##### Given material

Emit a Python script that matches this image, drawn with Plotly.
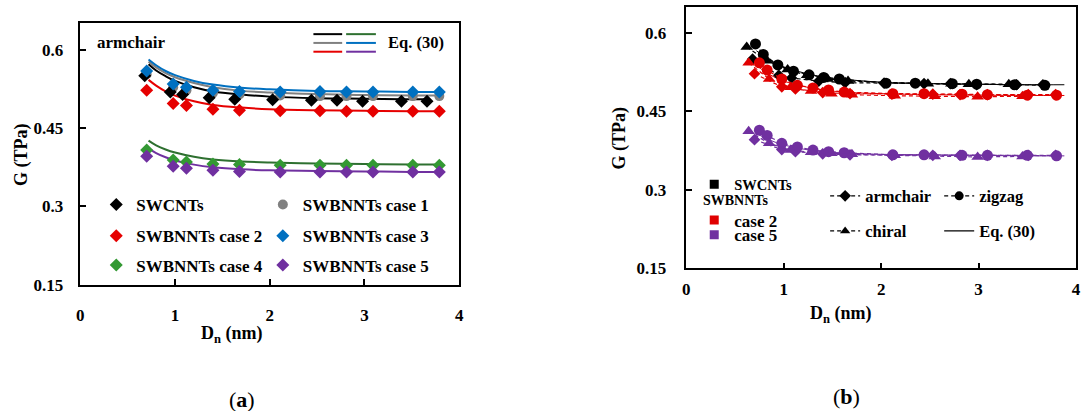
import plotly.graph_objects as go

FONT = "Liberation Serif"
W, H = 1086, 411

# ---------------- Panel (a): armchair tubes ----------------
ac_x_cnt = [0.68, 0.95, 1.08, 1.36, 1.63, 2.03, 2.44, 2.71, 2.98, 3.39, 3.66]
ac_x_bn = [0.70, 0.98, 1.12, 1.40, 1.68, 2.11, 2.53, 2.81, 3.09, 3.51, 3.79]

G_swcnt = [0.550, 0.519, 0.514, 0.508, 0.505, 0.504, 0.503, 0.503, 0.501, 0.501, 0.501]
G_case1 = [0.553, 0.528, 0.522, 0.517, 0.514, 0.512, 0.511, 0.511, 0.511, 0.511, 0.511]
G_case2 = [0.522, 0.497, 0.493, 0.486, 0.484, 0.483, 0.483, 0.482, 0.482, 0.482, 0.482]
G_case3 = [0.559, 0.534, 0.528, 0.522, 0.520, 0.519, 0.520, 0.519, 0.519, 0.519, 0.519]
G_case4 = [0.408, 0.389, 0.385, 0.381, 0.380, 0.379, 0.379, 0.379, 0.379, 0.379, 0.379]
G_case5 = [0.396, 0.377, 0.373, 0.369, 0.367, 0.366, 0.366, 0.366, 0.366, 0.366, 0.366]

eq_x = [0.72, 0.8, 0.9, 1.0, 1.2, 1.4, 1.7, 2.0, 2.5, 3.0, 3.5, 3.8]
eq_x_cnt = [0.72, 0.8, 0.9, 1.0, 1.2, 1.4, 1.7, 2.0, 2.5, 3.0, 3.4, 3.67]
eq_swcnt = [0.572, 0.560, 0.549, 0.540, 0.528, 0.520, 0.514, 0.510, 0.507, 0.506, 0.505, 0.505]
eq_case1 = [0.577, 0.566, 0.555, 0.547, 0.536, 0.528, 0.521, 0.518, 0.515, 0.513, 0.512, 0.512]
eq_case2 = [0.542, 0.531, 0.520, 0.512, 0.501, 0.494, 0.489, 0.486, 0.484, 0.483, 0.482, 0.482]
eq_case3 = [0.581, 0.570, 0.559, 0.551, 0.540, 0.533, 0.527, 0.524, 0.521, 0.520, 0.519, 0.519]
eq_case4 = [0.426, 0.417, 0.409, 0.403, 0.395, 0.390, 0.386, 0.384, 0.382, 0.381, 0.380, 0.380]
eq_case5 = [0.411, 0.402, 0.394, 0.388, 0.380, 0.375, 0.371, 0.369, 0.368, 0.367, 0.366, 0.366]

# ---------------- Panel (b): chirality ----------------
zz_x_cnt = [0.71, 0.79, 0.94, 1.10, 1.26, 1.41, 1.57, 2.05, 2.35, 2.73, 2.98, 3.37, 3.68]
zz_x_bn = [0.75, 0.83, 0.98, 1.14, 1.30, 1.46, 1.62, 2.12, 2.44, 2.83, 3.09, 3.50, 3.80]
G_cnt_zz = [0.579, 0.559, 0.539, 0.527, 0.520, 0.515, 0.512, 0.504, 0.504, 0.503, 0.502, 0.501, 0.500]
G_c2_zz = [0.543, 0.529, 0.512, 0.500, 0.495, 0.491, 0.487, 0.484, 0.484, 0.483, 0.482, 0.481, 0.481]
G_c5_zz = [0.414, 0.404, 0.389, 0.382, 0.376, 0.373, 0.371, 0.367, 0.367, 0.366, 0.366, 0.366, 0.365]

ch_x_cnt = [0.62, 0.83, 1.04, 1.24, 1.45, 1.66, 2.48, 2.72, 2.90, 3.31]
ch_x_bn = [0.64, 0.85, 1.07, 1.28, 1.49, 1.70, 2.14, 2.55, 2.99, 3.45]
G_cnt_ch = [0.573, 0.547, 0.530, 0.519, 0.512, 0.508, 0.503, 0.503, 0.502, 0.502]
G_c2_ch = [0.543, 0.512, 0.496, 0.489, 0.484, 0.482, 0.480, 0.479, 0.478, 0.479]
G_c5_ch = [0.412, 0.389, 0.376, 0.372, 0.370, 0.368, 0.366, 0.364, 0.363, 0.364]

eqR_x = [0.72, 0.8, 0.9, 1.0, 1.2, 1.4, 1.7, 2.0, 2.5, 3.0, 3.5, 3.88]
eqR_cnt = [0.566, 0.555, 0.544, 0.535, 0.524, 0.516, 0.510, 0.506, 0.503, 0.502, 0.501, 0.501]
eqR_c2 = [0.538, 0.527, 0.516, 0.508, 0.498, 0.491, 0.486, 0.484, 0.482, 0.481, 0.4805, 0.4805]
eqR_c5 = [0.408, 0.400, 0.392, 0.386, 0.378, 0.373, 0.370, 0.368, 0.367, 0.366, 0.365, 0.365]

y_ticks = [0.15, 0.3, 0.45, 0.6]
y_ticktext = ["0.15", "0.3", "0.45", "0.6"]
x_ticks = [0, 1, 2, 3, 4]

BLACK, GRAY, RED, BLUE, GREEN, PURPLE = "#000000", "#808080", "#E60000", "#0070C0", "#339933", "#7030A0"
GREEN_LINE = "#2E7030"
RED_B, PURPLE_B = "#E00000", "#7030A0"


def px(x):
    return x / W


def py(y):
    return 1 - y / H


fig = go.Figure()

# ---- panel (a) Eq. (30) lines ----
for xs, ys, c in [(eq_x, eq_case1, GRAY), (eq_x, eq_case3, BLUE), (eq_x_cnt, eq_swcnt, BLACK),
                  (eq_x, eq_case2, RED), (eq_x, eq_case4, GREEN_LINE), (eq_x, eq_case5, PURPLE)]:
    fig.add_trace(go.Scatter(x=xs, y=ys, mode="lines", line=dict(color=c, width=2, shape="spline"),
                             showlegend=False, xaxis="x", yaxis="y", hoverinfo="skip"))

# ---- panel (a) markers ----
series_a = [
    ("SWBNNTs case 1", ac_x_bn, G_case1, GRAY, "circle", "legend2"),
    ("SWCNTs", ac_x_cnt, G_swcnt, BLACK, "diamond", "legend"),
    ("SWBNNTs case 2", ac_x_bn, G_case2, RED, "diamond", "legend3"),
    ("SWBNNTs case 3", ac_x_bn, G_case3, BLUE, "diamond", "legend4"),
    ("SWBNNTs case 4", ac_x_bn, G_case4, GREEN, "diamond", "legend5"),
    ("SWBNNTs case 5", ac_x_bn, G_case5, PURPLE, "diamond", "legend6"),
]
for name, xs, ys, c, sym, lg in series_a:
    fig.add_trace(go.Scatter(x=xs, y=ys, mode="markers", name=name,
                             marker=dict(color=c, symbol=sym, size=10),
                             legend=lg, xaxis="x", yaxis="y"))

# ---- panel (b) ----
DASH = "4px,3px"
for xs, ys, c in [(eqR_x, eqR_cnt, BLACK), (eqR_x, eqR_c2, RED_B), (eqR_x, eqR_c5, PURPLE_B)]:
    fig.add_trace(go.Scatter(x=xs, y=ys, mode="lines", line=dict(color=c, width=1, shape="spline"),
                             showlegend=False, xaxis="x2", yaxis="y2", hoverinfo="skip"))

series_b = [
    (ac_x_cnt, G_swcnt, BLACK, "diamond"), (zz_x_cnt, G_cnt_zz, BLACK, "circle"), (ch_x_cnt, G_cnt_ch, BLACK, "triangle-up"),
    (ac_x_bn, G_case2, RED_B, "diamond"), (zz_x_bn, G_c2_zz, RED_B, "circle"), (ch_x_bn, G_c2_ch, RED_B, "triangle-up"),
    (ac_x_bn, G_case5, PURPLE_B, "diamond"), (zz_x_bn, G_c5_zz, PURPLE_B, "circle"), (ch_x_bn, G_c5_ch, PURPLE_B, "triangle-up"),
]
for xs, ys, c, sym in series_b:
    fig.add_trace(go.Scatter(x=xs, y=ys, mode="lines+markers",
                             line=dict(color=c, width=1.2, dash=DASH),
                             marker=dict(color=c, symbol=sym, size=9 if sym == "diamond" else 11),
                             showlegend=False, xaxis="x2", yaxis="y2"))

# legend-only entries for panel (b)
leg_b = [
    ("armchair", "lines+markers", "diamond", DASH, "legend7"),
    ("chiral", "lines+markers", "triangle-up", DASH, "legend8"),
    ("zigzag", "lines+markers", "circle", DASH, "legend9"),
    ("Eq. (30)", "lines", "circle", "solid", "legend10"),
]
for name, mode, sym, dash, lg in leg_b:
    fig.add_trace(go.Scatter(x=[None], y=[None], mode=mode, name=name,
                             line=dict(color=BLACK, width=1.2, dash=dash),
                             marker=dict(color=BLACK, symbol=sym, size=9),
                             legend=lg, xaxis="x2", yaxis="y2"))
for name, c, lg in [("SWCNTs", BLACK, "legend11"), ("case 2", RED_B, "legend12"), ("case 5", PURPLE_B, "legend13")]:
    fig.add_trace(go.Scatter(x=[None], y=[None], mode="markers", name=name,
                             marker=dict(color=c, symbol="square", size=9),
                             legend=lg, xaxis="x2", yaxis="y2"))

# ---- axes ----
def xaxis(domain, standoff, anchor):
    return dict(domain=domain, range=[0, 4], tickvals=x_ticks, ticks="inside", ticklen=6, tickwidth=1.5,
                tickcolor="black", showline=True, linecolor="black", linewidth=1.5, mirror=True,
                showgrid=False, zeroline=False, anchor=anchor, ticklabelstandoff=standoff,
                tickfont=dict(family=FONT, size=17, color="black", weight="bold"))


def yaxis(domain, standoff, anchor):
    return dict(domain=domain, range=[0.15, 0.65], tickvals=y_ticks, ticktext=y_ticktext, ticks="inside",
                ticklen=6, tickwidth=1.5, tickcolor="black", showline=True, linecolor="black", linewidth=1.5,
                mirror=True, showgrid=False, zeroline=False, anchor=anchor, ticklabelstandoff=standoff,
                tickfont=dict(family=FONT, size=17, color="black", weight="bold"))


def legend_at(xpx, ypx, size=17, weight="bold"):
    return dict(x=px(xpx), y=py(ypx + 5), xanchor="left", yanchor="middle", bgcolor="rgba(0,0,0,0)",
                borderwidth=0, font=dict(family=FONT, size=size, color="black", weight=weight),
                itemclick=False, itemdoubleclick=False)


layout = dict(
    width=W, height=H, margin=dict(l=0, r=0, t=0, b=0),
    paper_bgcolor="white", plot_bgcolor="white",
    xaxis=xaxis([px(77), px(459)], 14, "y"),
    yaxis=yaxis([py(292), py(24)], 12, "x"),
    xaxis2=xaxis([px(688), px(1081)], 5, "y2"),
    yaxis2=yaxis([py(275), py(7)], 15, "x2"),
    legend=legend_at(93, 205),
    legend2=legend_at(261, 205),
    legend3=legend_at(93, 237),
    legend4=legend_at(261, 237),
    legend5=legend_at(93, 267),
    legend6=legend_at(261, 267),
    legend7=legend_at(828, 196, 16.5),
    legend8=legend_at(828, 232, 16.5),
    legend9=legend_at(943, 196, 16.5),
    legend10=legend_at(943, 232, 16.5),
    legend11=legend_at(696, 184, 14.5),
    legend12=legend_at(696, 221, 17),
    legend13=legend_at(696, 236, 17),
)
fig.update_layout(**layout)

ann_font = dict(family=FONT, color="black", weight="bold")
annotations = [
    dict(text="armchair", x=px(92), y=py(44), xanchor="left", yanchor="middle", font=dict(size=17, **ann_font)),
    dict(text="Eq. (30)", x=px(385), y=py(44), xanchor="left", yanchor="middle", font=dict(size=16.5, **ann_font)),
    dict(text="G (TPa)", x=px(17), y=py(158), textangle=-90, xanchor="center", yanchor="middle", font=dict(size=18, **ann_font)),
    dict(text="G (TPa)", x=px(621), y=py(141), textangle=-90, xanchor="center", yanchor="middle", font=dict(size=18, **ann_font)),
    dict(text="D<sub>n</sub> (nm)", x=px(230), y=py(343), xanchor="center", yanchor="middle", font=dict(size=18, **ann_font)),
    dict(text="D<sub>n</sub> (nm)", x=px(844), y=py(322), xanchor="center", yanchor="middle", font=dict(size=18, **ann_font)),
    dict(text="SWBNNTs", x=px(703), y=py(205), xanchor="left", yanchor="middle", font=dict(size=14, **ann_font)),
    dict(text="(<b>a</b>)", x=px(240), y=py(409), xanchor="center", yanchor="middle", font=dict(family=FONT, size=22, color="black")),
    dict(text="(<b>b</b>)", x=px(850), y=py(406), xanchor="center", yanchor="middle", font=dict(family=FONT, size=22, color="black")),
]
for a in annotations:
    a.update(xref="paper", yref="paper", showarrow=False)
fig.update_layout(annotations=annotations)

# small key of Eq. (30) line colours (panel a)
shapes = []
key_rows = [(35, BLACK, GREEN_LINE), (44, GRAY, BLUE), (53, RED, PURPLE)]
for ypx, c1, c2 in key_rows:
    shapes.append(dict(type="line", x0=px(312), x1=px(341), y0=py(ypx), y1=py(ypx), line=dict(color=c1, width=2)))
    shapes.append(dict(type="line", x0=px(345), x1=px(375), y0=py(ypx), y1=py(ypx), line=dict(color=c2, width=2)))
for s in shapes:
    s.update(xref="paper", yref="paper")
fig.update_layout(shapes=shapes)

fig.write_html("out.html")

##########

_Given exercise:_ Quote, please, every line of the material above from its start through the line that has "W, H = 1086, 411", reproducing the words exactly and dropping any images.

_Expected answer:_
Emit a Python script that matches this image, drawn with Plotly.
import plotly.graph_objects as go

FONT = "Liberation Serif"
W, H = 1086, 411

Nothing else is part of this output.